What is the difference between Canon's black inks?

  • My Canon MP560 printer requires one PGI-220BK black cartridge and one CLI-221BK black cartridge (which is a part of a CMYK bunch). What is the difference between the two?

  • jrista

    jrista Correct answer

    10 years ago

    The difference is in the kind of ink particle...the dye or pigment. In your case, PGI-* are pigment inks, and CLI-* are dye (ChromaLife 100 year) inks.

    Dye inks use dye particles, which are soluble substances. Dye particles tend to be smaller than pigments, lay flatter on the surface of papers, and are often a bit more vibrant in the way they reflect light (which can actually be a detriment, rather than a bonus, when trying to print color-accurate photos.) Dye inks tend to do quite well on glossy papers and do not usually exhibit gloss differential. Dyes, as they are soluble, tend to have shorter lifetimes.

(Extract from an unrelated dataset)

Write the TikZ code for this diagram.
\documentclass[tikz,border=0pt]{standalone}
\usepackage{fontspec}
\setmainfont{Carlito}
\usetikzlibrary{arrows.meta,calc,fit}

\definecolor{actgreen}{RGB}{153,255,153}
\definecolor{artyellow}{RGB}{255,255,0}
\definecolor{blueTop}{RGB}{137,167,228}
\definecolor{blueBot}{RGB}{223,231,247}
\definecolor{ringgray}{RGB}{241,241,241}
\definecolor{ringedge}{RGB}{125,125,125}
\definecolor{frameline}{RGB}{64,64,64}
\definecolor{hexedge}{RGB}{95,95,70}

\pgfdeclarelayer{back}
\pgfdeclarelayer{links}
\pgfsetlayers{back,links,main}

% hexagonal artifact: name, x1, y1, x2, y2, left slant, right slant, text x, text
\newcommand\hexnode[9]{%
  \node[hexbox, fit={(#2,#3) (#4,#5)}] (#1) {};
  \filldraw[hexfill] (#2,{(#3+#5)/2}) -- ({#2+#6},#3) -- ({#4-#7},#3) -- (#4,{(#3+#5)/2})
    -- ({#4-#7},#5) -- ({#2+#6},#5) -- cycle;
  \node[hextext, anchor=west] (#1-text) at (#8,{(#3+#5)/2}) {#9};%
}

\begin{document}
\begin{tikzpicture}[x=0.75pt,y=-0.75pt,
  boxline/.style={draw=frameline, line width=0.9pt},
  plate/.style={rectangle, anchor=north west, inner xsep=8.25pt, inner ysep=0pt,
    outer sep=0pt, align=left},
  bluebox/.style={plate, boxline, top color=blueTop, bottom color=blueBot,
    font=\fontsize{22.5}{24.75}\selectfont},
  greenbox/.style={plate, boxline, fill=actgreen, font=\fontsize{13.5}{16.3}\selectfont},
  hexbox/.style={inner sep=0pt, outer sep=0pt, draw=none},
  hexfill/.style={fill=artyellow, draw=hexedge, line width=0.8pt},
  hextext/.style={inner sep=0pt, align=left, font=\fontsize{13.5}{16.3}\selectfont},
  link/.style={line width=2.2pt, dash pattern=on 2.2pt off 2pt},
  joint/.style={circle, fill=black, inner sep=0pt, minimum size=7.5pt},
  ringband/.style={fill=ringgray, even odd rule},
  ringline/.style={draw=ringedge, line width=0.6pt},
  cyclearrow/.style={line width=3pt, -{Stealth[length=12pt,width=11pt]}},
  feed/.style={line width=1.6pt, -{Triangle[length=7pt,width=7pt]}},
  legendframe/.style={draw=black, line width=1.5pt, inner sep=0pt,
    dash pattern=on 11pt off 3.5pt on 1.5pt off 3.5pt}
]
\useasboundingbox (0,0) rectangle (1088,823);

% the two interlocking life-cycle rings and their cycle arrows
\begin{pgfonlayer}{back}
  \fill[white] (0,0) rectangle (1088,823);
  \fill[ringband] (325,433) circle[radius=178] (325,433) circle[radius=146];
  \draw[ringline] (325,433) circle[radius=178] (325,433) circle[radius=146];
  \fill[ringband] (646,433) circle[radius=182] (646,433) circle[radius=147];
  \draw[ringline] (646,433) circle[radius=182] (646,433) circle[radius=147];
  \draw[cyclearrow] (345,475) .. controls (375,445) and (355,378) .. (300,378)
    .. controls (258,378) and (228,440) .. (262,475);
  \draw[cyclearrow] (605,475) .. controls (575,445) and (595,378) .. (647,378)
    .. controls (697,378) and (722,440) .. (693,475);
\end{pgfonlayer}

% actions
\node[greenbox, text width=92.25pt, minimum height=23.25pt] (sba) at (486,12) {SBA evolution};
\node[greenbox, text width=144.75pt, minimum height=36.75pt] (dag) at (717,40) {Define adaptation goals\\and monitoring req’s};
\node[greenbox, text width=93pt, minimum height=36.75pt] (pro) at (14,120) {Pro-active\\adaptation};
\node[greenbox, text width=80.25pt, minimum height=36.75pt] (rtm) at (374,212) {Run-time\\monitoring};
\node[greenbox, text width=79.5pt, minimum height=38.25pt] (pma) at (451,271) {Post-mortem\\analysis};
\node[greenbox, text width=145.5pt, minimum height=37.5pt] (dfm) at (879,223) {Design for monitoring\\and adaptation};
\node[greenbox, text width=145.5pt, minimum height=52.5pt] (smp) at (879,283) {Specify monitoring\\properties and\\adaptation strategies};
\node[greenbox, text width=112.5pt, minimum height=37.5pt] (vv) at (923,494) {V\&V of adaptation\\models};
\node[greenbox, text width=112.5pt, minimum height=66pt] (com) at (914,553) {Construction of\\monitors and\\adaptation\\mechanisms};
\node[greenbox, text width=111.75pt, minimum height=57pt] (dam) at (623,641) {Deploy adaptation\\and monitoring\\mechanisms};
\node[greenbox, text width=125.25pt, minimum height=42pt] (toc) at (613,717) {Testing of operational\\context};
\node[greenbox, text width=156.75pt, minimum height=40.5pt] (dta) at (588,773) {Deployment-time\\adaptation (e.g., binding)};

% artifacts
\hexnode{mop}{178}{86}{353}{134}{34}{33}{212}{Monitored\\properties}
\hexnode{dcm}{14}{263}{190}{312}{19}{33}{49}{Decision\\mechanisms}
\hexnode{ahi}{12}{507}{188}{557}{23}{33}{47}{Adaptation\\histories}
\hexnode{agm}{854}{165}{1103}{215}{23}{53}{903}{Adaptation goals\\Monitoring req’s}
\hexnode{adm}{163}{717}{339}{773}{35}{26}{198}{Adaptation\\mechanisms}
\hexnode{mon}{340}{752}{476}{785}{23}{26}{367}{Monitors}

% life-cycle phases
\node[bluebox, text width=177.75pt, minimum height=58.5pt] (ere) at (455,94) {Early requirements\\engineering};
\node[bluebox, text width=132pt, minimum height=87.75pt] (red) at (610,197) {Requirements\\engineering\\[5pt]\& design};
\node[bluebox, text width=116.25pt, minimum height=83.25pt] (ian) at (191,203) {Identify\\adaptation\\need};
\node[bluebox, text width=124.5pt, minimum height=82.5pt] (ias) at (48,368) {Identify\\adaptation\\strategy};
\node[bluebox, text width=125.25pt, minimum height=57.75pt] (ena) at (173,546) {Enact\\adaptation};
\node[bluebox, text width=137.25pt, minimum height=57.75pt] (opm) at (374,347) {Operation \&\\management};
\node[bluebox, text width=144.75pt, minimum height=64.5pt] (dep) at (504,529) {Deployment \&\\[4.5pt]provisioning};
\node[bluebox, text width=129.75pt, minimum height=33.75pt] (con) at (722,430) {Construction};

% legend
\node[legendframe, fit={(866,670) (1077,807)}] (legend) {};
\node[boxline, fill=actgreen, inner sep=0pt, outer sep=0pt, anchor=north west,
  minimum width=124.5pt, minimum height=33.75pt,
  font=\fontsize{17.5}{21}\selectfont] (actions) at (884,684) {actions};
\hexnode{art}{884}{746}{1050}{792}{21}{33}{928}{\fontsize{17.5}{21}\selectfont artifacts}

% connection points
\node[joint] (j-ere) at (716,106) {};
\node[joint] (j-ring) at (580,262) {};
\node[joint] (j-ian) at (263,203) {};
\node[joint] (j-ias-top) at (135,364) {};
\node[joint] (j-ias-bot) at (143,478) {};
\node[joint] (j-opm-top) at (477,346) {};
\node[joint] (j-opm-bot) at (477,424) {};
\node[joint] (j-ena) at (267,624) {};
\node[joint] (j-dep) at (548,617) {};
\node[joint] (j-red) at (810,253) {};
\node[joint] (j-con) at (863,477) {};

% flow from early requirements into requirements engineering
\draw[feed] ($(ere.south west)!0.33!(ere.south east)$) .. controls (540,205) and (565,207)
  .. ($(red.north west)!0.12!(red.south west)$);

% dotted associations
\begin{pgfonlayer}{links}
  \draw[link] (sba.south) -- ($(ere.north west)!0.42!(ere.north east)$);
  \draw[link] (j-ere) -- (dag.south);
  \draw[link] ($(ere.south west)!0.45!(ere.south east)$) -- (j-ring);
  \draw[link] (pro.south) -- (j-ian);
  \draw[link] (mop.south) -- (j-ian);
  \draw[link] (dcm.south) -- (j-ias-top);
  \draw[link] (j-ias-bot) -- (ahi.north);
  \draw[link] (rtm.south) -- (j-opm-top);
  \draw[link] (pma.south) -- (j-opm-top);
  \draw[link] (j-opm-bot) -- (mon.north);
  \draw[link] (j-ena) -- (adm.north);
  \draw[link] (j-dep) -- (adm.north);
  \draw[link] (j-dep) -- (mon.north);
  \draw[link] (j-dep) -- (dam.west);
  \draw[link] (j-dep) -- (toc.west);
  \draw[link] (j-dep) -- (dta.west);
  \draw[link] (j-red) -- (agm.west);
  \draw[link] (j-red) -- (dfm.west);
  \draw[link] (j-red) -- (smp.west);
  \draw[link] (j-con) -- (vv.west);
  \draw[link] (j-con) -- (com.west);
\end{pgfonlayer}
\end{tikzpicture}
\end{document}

    Pigment inks use pigment particles, which are insoluble substances simply suspended in solution. Pigment particles are larger, and can often lay unevenly on paper. Pigment inks can also exhibit certain effects such as metamerism, bronzing and gloss differential, however these days pigment inks are highly advanced, and such problems are mitigated to their minimums. Pigments also tend to be more controllable than dyes, and an extensive range of pigment inks is available for high quality pigment-based ink jet printers. Gamut and overall color quality that can be achieved by full pigment ink printers is second to none these days. Pigments, being non-soluble (and given their significant technological advances over the recent years), tend to have significantly longer lifetimes than dye inks.

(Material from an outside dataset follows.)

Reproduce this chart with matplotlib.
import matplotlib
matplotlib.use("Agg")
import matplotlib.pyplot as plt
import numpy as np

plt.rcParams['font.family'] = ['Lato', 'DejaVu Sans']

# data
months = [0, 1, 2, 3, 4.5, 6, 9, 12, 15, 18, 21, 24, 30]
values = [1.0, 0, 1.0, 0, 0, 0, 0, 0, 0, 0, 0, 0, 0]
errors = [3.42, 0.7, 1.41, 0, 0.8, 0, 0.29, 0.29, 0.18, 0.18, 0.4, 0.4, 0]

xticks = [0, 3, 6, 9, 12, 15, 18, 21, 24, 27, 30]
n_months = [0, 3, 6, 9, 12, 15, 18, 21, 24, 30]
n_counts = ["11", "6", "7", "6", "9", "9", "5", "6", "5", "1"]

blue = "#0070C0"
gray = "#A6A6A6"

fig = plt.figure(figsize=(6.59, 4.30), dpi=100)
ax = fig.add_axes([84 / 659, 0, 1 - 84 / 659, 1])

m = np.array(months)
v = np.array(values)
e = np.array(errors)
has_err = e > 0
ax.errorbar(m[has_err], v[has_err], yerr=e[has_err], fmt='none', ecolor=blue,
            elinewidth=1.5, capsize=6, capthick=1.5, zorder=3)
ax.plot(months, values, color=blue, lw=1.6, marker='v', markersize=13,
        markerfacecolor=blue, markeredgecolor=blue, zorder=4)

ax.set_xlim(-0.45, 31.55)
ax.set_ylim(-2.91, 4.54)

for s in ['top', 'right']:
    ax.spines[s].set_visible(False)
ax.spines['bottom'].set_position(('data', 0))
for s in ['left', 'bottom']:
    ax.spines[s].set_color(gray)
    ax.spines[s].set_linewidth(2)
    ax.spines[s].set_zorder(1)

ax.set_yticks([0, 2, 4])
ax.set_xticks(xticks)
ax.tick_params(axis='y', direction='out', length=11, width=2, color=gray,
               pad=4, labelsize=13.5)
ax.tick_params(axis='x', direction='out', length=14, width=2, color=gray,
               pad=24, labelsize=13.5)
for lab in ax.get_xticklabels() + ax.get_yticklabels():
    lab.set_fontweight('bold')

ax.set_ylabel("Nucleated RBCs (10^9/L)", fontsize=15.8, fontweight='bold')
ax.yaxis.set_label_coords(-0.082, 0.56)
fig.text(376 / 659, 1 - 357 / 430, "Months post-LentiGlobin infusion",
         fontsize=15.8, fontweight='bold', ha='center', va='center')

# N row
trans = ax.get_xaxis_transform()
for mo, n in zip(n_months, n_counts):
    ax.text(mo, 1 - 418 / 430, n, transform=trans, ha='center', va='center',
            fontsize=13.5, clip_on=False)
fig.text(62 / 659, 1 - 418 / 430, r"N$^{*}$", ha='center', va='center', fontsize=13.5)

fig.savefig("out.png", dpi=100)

    The particular printer you have is not really known as a high quality photographic printer in the grand scheme of things. It probably has a pigment black ink to improve the permanence of text printouts, and possibly to support matte papers better (which have a tendency to absorb dye inks a bit too much, washing out the color.) The dye is probably used to support gloss better, as pigment ink usually causes a gloss differential...if pigment black is used on gloss with the dye colors, it usually leaves quite noticeable gloss differential for all the black (text, lines, etc.)

    Thanks for the thorough explanation. As my printer driver does not let me directly choose the ink used, I guess the choice is made based on the basic settings of 'document' or 'photo' and the choice of paper.

    @ysap: It should be selected by media type. I have a Canon iP4500 which also uses both dye and pigment black inks. I believe that selecting a matte paper uses pigment ink, and glossy paper uses dye ink. Generally, you shouldn't worry about it...the printer will use the most appropriate ink automatically, so long as you choose the right settings for the kind of paper you are printing on.